TASK DIRECTIONS: Quote the data exactly, first line to the line containing "radius=557, y radius=230];", with no pictures.

◇ ◇ ◇ ◇ ◇ ◇ ◇

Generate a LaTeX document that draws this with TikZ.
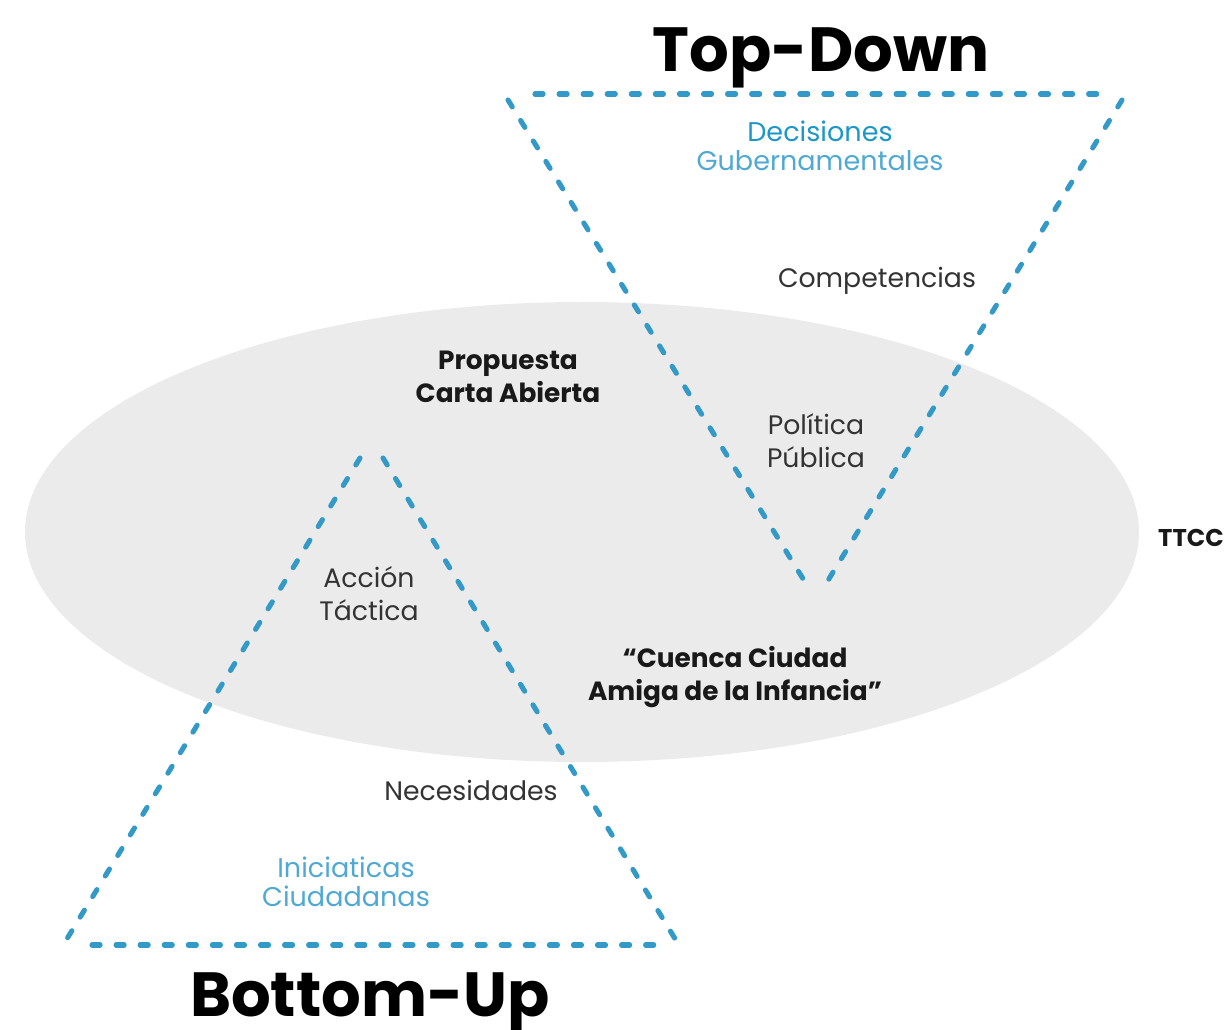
\documentclass[tikz,border=0pt]{standalone}
\usepackage{fontspec}
\setmainfont{Poppins}
\usetikzlibrary{positioning}
\definecolor{dashblue}{HTML}{3399C6}
\definecolor{decblue}{HTML}{1C97C7}
\definecolor{liteblue}{HTML}{4FA9D2}
\definecolor{ovalgray}{HTML}{EBEBEB}
\definecolor{txtgray}{HTML}{333333}
\tikzset{
  edge/.style={draw=dashblue, line width=2.9pt, line cap=round, dash pattern=on 4.6pt off 9.1pt},
  lbl/.style={font=\fontsize{15.2}{18.8}\selectfont, text=txtgray, align=center, inner sep=0pt},
  bl/.style={font=\fontsize{15}{18.8}\selectfont\bfseries, text=black!90, align=center, inner sep=0pt},
  blu/.style={font=\fontsize{15.4}{16.5}\selectfont, align=center, inner sep=0pt},
  ttl/.style={font=\fontsize{35.5}{36}\selectfont\bfseries, text=black, inner sep=0pt},
}

\begin{document}
\begin{tikzpicture}[x=0.02cm, y=-0.02cm]
\useasboundingbox (0,0) rectangle (1231,1030);
% grey field behind both triangles
\fill[ovalgray] (582,532) ellipse [x radius=557, y radius=230];

% top-down triangle, edges end short of the corners
\coordinate (td1) at (535,94);   \coordinate (td2) at (1102,94);
\coordinate (td3) at (508,100);  \coordinate (td4) at (805,582);
\coordinate (td5) at (1122,100); \coordinate (td6) at (827,582);
\draw[edge] (td1) -- (td2);
\draw[edge] (td3) -- (td4);
\draw[edge] (td5) -- (td6);

% bottom-up triangle
\coordinate (bu1) at (360,458); \coordinate (bu2) at (65,942);
\coordinate (bu3) at (383,458); \coordinate (bu4) at (677,942);
\coordinate (bu5) at (92,945);  \coordinate (bu6) at (660,945);
\draw[edge] (bu1) -- (bu2);
\draw[edge] (bu3) -- (bu4);
\draw[edge] (bu5) -- (bu6);

\node[ttl, anchor=base] (topdown) at (821,72) {Top-Down};
\node[ttl, anchor=base] (bottomup) at (370,1016) {Bottom-Up};

\node[blu] (decis) at (820,146) {\textcolor{decblue}{Decisiones}\\\textcolor{liteblue}{Gubernamentales}};
\node[lbl] (compet) at (877,281) {Competencias};
\node[lbl] (polit) at (816,441) {Política\\Pública};
\node[bl] (carta) at (508,377) {Propuesta\\Carta Abierta};
\node[bl, font=\fontsize{13.8}{16}\selectfont\bfseries] (ttcc) at (1191,538) {TTCC};
\node[lbl] (accion) at (369,594) {Acción\\Táctica};
\node[bl] (cuenca) at (735,677) {“Cuenca Ciudad\\Amiga de la Infancia”};
\node[lbl] (necesid) at (471,790) {Necesidades};
\node[blu, text=liteblue] (inicia) at (346,882) {Iniciaticas\\Ciudadanas};
\end{tikzpicture}
\end{document}
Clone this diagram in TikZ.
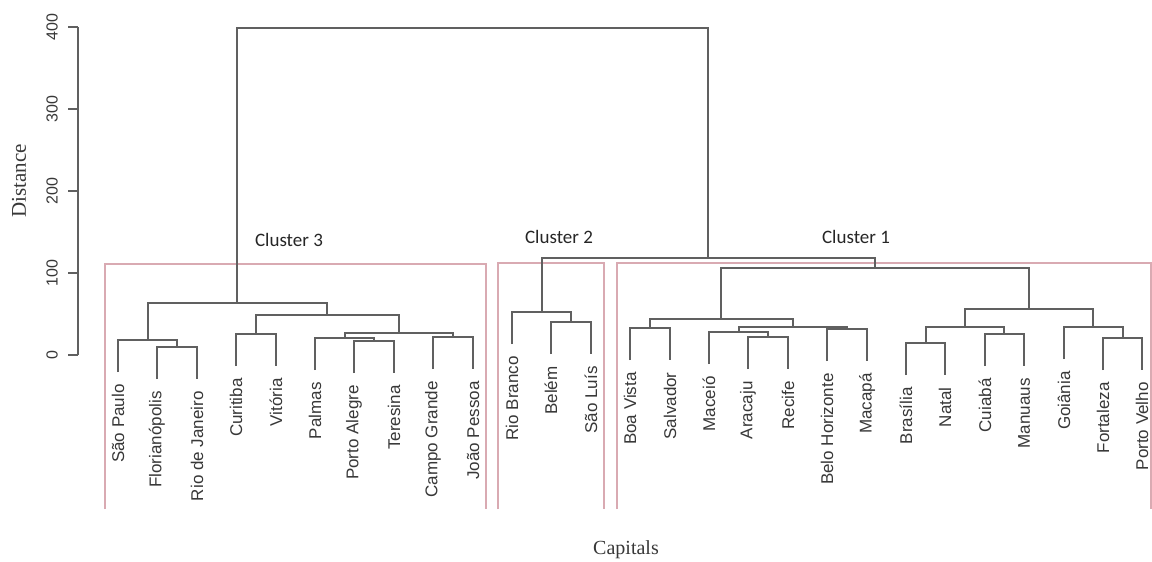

◇ ◇ ◇ ◇ ◇ ◇ ◇

EXERCISE ANSWER:
Generate a LaTeX document that draws this with TikZ.
\documentclass[tikz,border=0pt]{standalone}
\usepackage{fontspec}
\setmainfont{Poppins}
\usetikzlibrary{positioning}
\definecolor{dashblue}{HTML}{3399C6}
\definecolor{decblue}{HTML}{1C97C7}
\definecolor{liteblue}{HTML}{4FA9D2}
\definecolor{ovalgray}{HTML}{EBEBEB}
\definecolor{txtgray}{HTML}{333333}
\tikzset{
  edge/.style={draw=dashblue, line width=2.9pt, line cap=round, dash pattern=on 4.6pt off 9.1pt},
  lbl/.style={font=\fontsize{15.2}{18.8}\selectfont, text=txtgray, align=center, inner sep=0pt},
  bl/.style={font=\fontsize{15}{18.8}\selectfont\bfseries, text=black!90, align=center, inner sep=0pt},
  blu/.style={font=\fontsize{15.4}{16.5}\selectfont, align=center, inner sep=0pt},
  ttl/.style={font=\fontsize{35.5}{36}\selectfont\bfseries, text=black, inner sep=0pt},
}

\begin{document}
\begin{tikzpicture}[x=0.02cm, y=-0.02cm]
\useasboundingbox (0,0) rectangle (1231,1030);
% grey field behind both triangles
\fill[ovalgray] (582,532) ellipse [x radius=557, y radius=230];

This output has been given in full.